All the barley, oilseed rape and 25% of the wheat have been cut and August has barely just begun. I can’t remember many years in which cereal harvest was this far advanced, but I can remember years when it has taken a further six weeks to complete the task in hand. We might as well hope for the best and get the job finished in a timely manner.

In the dry lands of East Anglia, one of the challenges facing us this season has been deciding which crop to harvest – the ripe one or the one that just started to grow in June. In particular, we have an October-sown field of Claire winter wheat which is just flowering. I had written the crop off a few months ago due to the drought, but it’s now tillering relatively well. This field will have to be farmed on for a late harvest. The other fields have had the benefit of glyphosate to assist in the decision-making process. It’s amazing how crops have the phenomenal ability to regenerate.

The benefit of the recent rains is that oilseed rape seed-beds are good and have been easy to make. In addition, new ELS grass margins are ready to be sown into excellent conditions.
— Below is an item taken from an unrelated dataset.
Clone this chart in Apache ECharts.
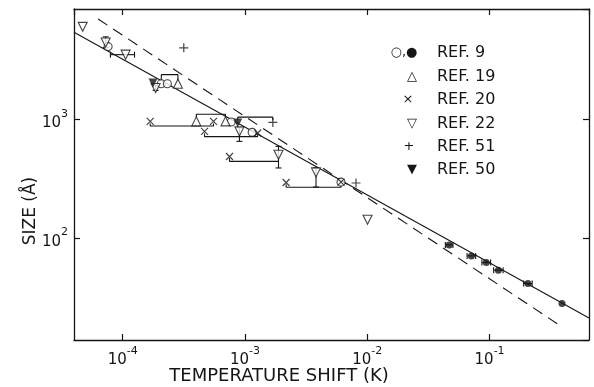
<!DOCTYPE html>
<html>
<head>
<meta charset="utf-8">
<script src="https://cdn.jsdelivr.net/npm/echarts@6/dist/echarts.min.js"></script>
<style>
  html, body { margin: 0; padding: 0; background: #fff; }
  #chart { width: 594px; height: 387px; }
</style>
</head>
<body>
<div id="chart"></div>
<script>
// axis ranges: temperature shift (K) and size (Å)
const xRange = [4e-5, 0.65];
const yRange = [13.8, 8600];

// fitted lines
const solidLineX = [4e-5, 0.65];
const solidLineY = [5470, 21.2];
const dashLineX = [6.3e-5, 0.37];
const dashLineY = [7080, 18.5];

// REF 9 (open and filled circles)
const ref9OpenX = [7.6e-5, 2.07e-4, 2.32e-4, 7.71e-4, 1.145e-3, 6.1e-3];
const ref9OpenY = [4140, 2010, 2010, 957, 782, 297];
const ref9FilledX = [0.0467, 0.071, 0.094, 0.118, 0.206, 0.391];
const ref9FilledY = [87.7, 70.8, 62.2, 53.6, 41.3, 28.0];
const ref9FilledLo = [0.0435, 0.0655, 0.0865, 0.108, 0.190, 0.391];
const ref9FilledHi = [0.0502, 0.0770, 0.102, 0.129, 0.223, 0.391];

// REF 19 (open triangles)
const ref19X = [2.83e-4, 4.0e-4, 6.93e-4];
const ref19Y = [2010, 968, 968];

// REF 20 (crosses)
const ref20X = [1.68e-4, 5.53e-4, 4.67e-4, 1.27e-3, 7.47e-4, 2.17e-3, 6.1e-3];
const ref20Y = [968, 968, 796, 772, 489, 295, 297];

// REF 22 (open inverted triangles)
const ref22X = [4.71e-5, 7.26e-5, 1.057e-4, 1.86e-4, 9.01e-4, 1.88e-3, 3.81e-3, 1.005e-2];
const ref22Y = [6080, 4480, 3540, 1850, 796, 506, 359, 143];
const ref22VErrX = [7.26e-5, 1.86e-4, 9.01e-4, 1.88e-3, 3.81e-3];
const ref22VErrLo = [4050, 1770, 656, 391, 270];
const ref22VErrHi = [5000, 1950, 855, 595, 391];
const ref22HErrY = [3540];
const ref22HErrLo = [7.94e-5];
const ref22HErrHi = [1.25e-4];

// REF 51 (plus)
const ref51X = [3.16e-4, 1.69e-3, 8.09e-3];
const ref51Y = [4040, 949, 292];

// REF 50 (filled inverted triangles)
const ref50X = [1.77e-4, 8.73e-4];
const ref50Y = [2040, 938];

// range brackets joining points of one measurement
const bracketsX = [
  [2.07e-4, 2.07e-4, 2.83e-4, 2.83e-4],
  [4.0e-4, 4.0e-4, 6.93e-4, 6.93e-4],
  [8.73e-4, 8.73e-4, 1.69e-3, 1.69e-3],
  [1.68e-4, 1.68e-4, 5.53e-4, 5.53e-4],
  [4.67e-4, 4.67e-4, 1.27e-3, 1.27e-3],
  [7.47e-4, 7.47e-4, 1.88e-3],
  [2.17e-3, 2.17e-3, 6.1e-3, 6.1e-3]
];
const bracketsY = [
  [2150, 2400, 2400, 2150],
  [1040, 1110, 1110, 1040],
  [990, 1050, 1050, 990],
  [930, 885, 885, 930],
  [765, 720, 720, 750],
  [475, 445, 445],
  [285, 269, 269, 285]
];

const legendMarks = ['○,●', '△', '×', '▽', '+', '▼'];
const legendLabels = ['REF. 9', 'REF. 19', 'REF. 20', 'REF. 22', 'REF. 51', 'REF. 50'];

const ink = '#151515';
const fontFamily = 'DejaVu Sans';

const zip = (xs, ys) => xs.map((x, i) => [x, ys[i]]);

const tickLabel = {
  margin: 6,
  showMinLabel: false,
  showMaxLabel: false,
  color: ink,
  fontFamily,
  formatter: (v) => '{b|10}{s|' + Math.round(Math.log10(v)) + '}',
  rich: {
    b: { fontSize: 15, lineHeight: 22, verticalAlign: 'bottom', fontFamily, color: ink },
    s: { fontSize: 11, lineHeight: 22, verticalAlign: 'top', fontFamily, color: ink }
  }
};

const axisBase = {
  type: 'log',
  logBase: 10,
  axisLine: { show: true, lineStyle: { color: ink, width: 1.3 } },
  axisTick: { show: true, inside: true, length: 6, lineStyle: { color: ink, width: 1.2 } },
  splitLine: { show: false },
  minorTick: { show: false }
};

const openStyle = { color: '#fff', borderColor: ink, borderWidth: 1.1 };
const strokeStyle = { color: 'none', borderColor: ink, borderWidth: 1.2 };

const scatter = (xs, ys, symbol, size, itemStyle, rotate) => ({
  type: 'scatter',
  data: zip(xs, ys),
  symbol,
  symbolSize: size,
  symbolRotate: rotate || 0,
  itemStyle,
  z: 4,
  silent: true
});

// short segments with end caps (error bars)
const segments = (items) => ({
  type: 'custom',
  silent: true,
  z: 3,
  encode: { x: [0, 2], y: [1, 3] },
  renderItem: (params, api) => {
    const p1 = api.coord([api.value(0), api.value(1)]);
    const p2 = api.coord([api.value(2), api.value(3)]);
    const vertical = Math.abs(p1[0] - p2[0]) < 0.5;
    const cap = 3;
    const style = { stroke: ink, lineWidth: 1.1 };
    const capLine = (p) => vertical
      ? { type: 'line', shape: { x1: p[0] - cap, y1: p[1], x2: p[0] + cap, y2: p[1] }, style }
      : { type: 'line', shape: { x1: p[0], y1: p[1] - cap, x2: p[0], y2: p[1] + cap }, style };
    return {
      type: 'group',
      children: [
        { type: 'line', shape: { x1: p1[0], y1: p1[1], x2: p2[0], y2: p2[1] }, style },
        capLine(p1),
        capLine(p2)
      ]
    };
  },
  data: items
});

const polyline = (xs, ys, dashed) => ({
  type: 'line',
  data: zip(xs, ys),
  showSymbol: false,
  symbol: 'none',
  silent: true,
  z: 2,
  lineStyle: { color: ink, width: 1.1, type: dashed ? [11, 7] : 'solid' }
});

const chart = echarts.init(document.getElementById('chart'));

const vErrItems = ref22VErrX.map((x, i) => [x, ref22VErrLo[i], x, ref22VErrHi[i]]);
const hErrItems = ref22HErrY.map((y, i) => [ref22HErrLo[i], y, ref22HErrHi[i], y])
  .concat(ref9FilledY.map((y, i) => [ref9FilledLo[i], y, ref9FilledHi[i], y])
    .filter((d) => d[0] !== d[2]));

const legendTop = [53, 77, 100, 124, 147, 170];
const legendMarkX = [404, 412, 408, 412, 409, 412];

chart.setOption({
  animation: false,
  backgroundColor: '#fff',
  grid: { left: 74, right: 5, top: 9, bottom: 47, containLabel: false },
  xAxis: [
    Object.assign({}, axisBase, { min: xRange[0], max: xRange[1], position: 'bottom', axisLabel: tickLabel }),
    Object.assign({}, axisBase, { min: xRange[0], max: xRange[1], position: 'top', axisLabel: { show: false } })
  ],
  yAxis: [
    Object.assign({}, axisBase, { min: yRange[0], max: yRange[1], position: 'left', axisLabel: tickLabel }),
    Object.assign({}, axisBase, { min: yRange[0], max: yRange[1], position: 'right', axisLabel: { show: false } })
  ],
  series: [
    polyline(solidLineX, solidLineY, false),
    polyline(dashLineX, dashLineY, true),
    ...bracketsX.map((xs, i) => polyline(xs, bracketsY[i], false)),
    segments(vErrItems),
    segments(hErrItems),
    scatter(ref9OpenX, ref9OpenY, 'circle', 8, openStyle),
    scatter(ref9FilledX, ref9FilledY, 'circle', 7, { color: ink }),
    scatter(ref19X, ref19Y, 'triangle', 9, openStyle),
    scatter(ref20X, ref20Y, 'path://M0,0L10,10M10,0L0,10', 7, strokeStyle),
    scatter(ref22X, ref22Y, 'triangle', 9, openStyle, 180),
    scatter(ref51X, ref51Y, 'path://M5,0L5,10M0,5L10,5', 9, strokeStyle),
    scatter(ref50X, ref50Y, 'triangle', 9, { color: ink }, 180)
  ],
  graphic: [
    {
      type: 'text',
      x: 279,
      y: 376,
      style: { text: 'TEMPERATURE SHIFT (K)', font: '18px "DejaVu Sans"', fill: ink, align: 'center', verticalAlign: 'middle' }
    },
    {
      type: 'text',
      x: 31,
      y: 211,
      rotation: Math.PI / 2,
      style: { text: 'SIZE (Å)', font: '17px "DejaVu Sans"', fill: ink, align: 'center', verticalAlign: 'middle' }
    },
    ...legendLabels.map((label, i) => ({
      type: 'group',
      children: [
        {
          type: 'text',
          x: legendMarkX[i],
          y: legendTop[i],
          style: { text: legendMarks[i], font: '13px "DejaVu Sans"', fill: ink, align: 'center', verticalAlign: 'middle' }
        },
        {
          type: 'text',
          x: 437,
          y: legendTop[i],
          style: { text: label, font: '16px "DejaVu Sans"', fill: ink, align: 'left', verticalAlign: 'middle' }
        }
      ]
    }))
  ]
});
</script>
</body>
</html>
One crop that looks like it may yield close to the five-year average is sugar beet. In the past few weeks, dormant seed has germinated and helped to fill in any gaps. Of course, the panic was on to get the contract signed and back before the deadline and the question was whether we should commit any tonnage to the recently announced biofuel contract. However, the £1/t discount to next year’s contract price isn’t attractive enough to excite me.

The recently enhanced base price is placing the future of this crop under immense scrutiny. After all, it’s starting to feel like the pressure on land use is increasing significantly. Buyer beware is the comment.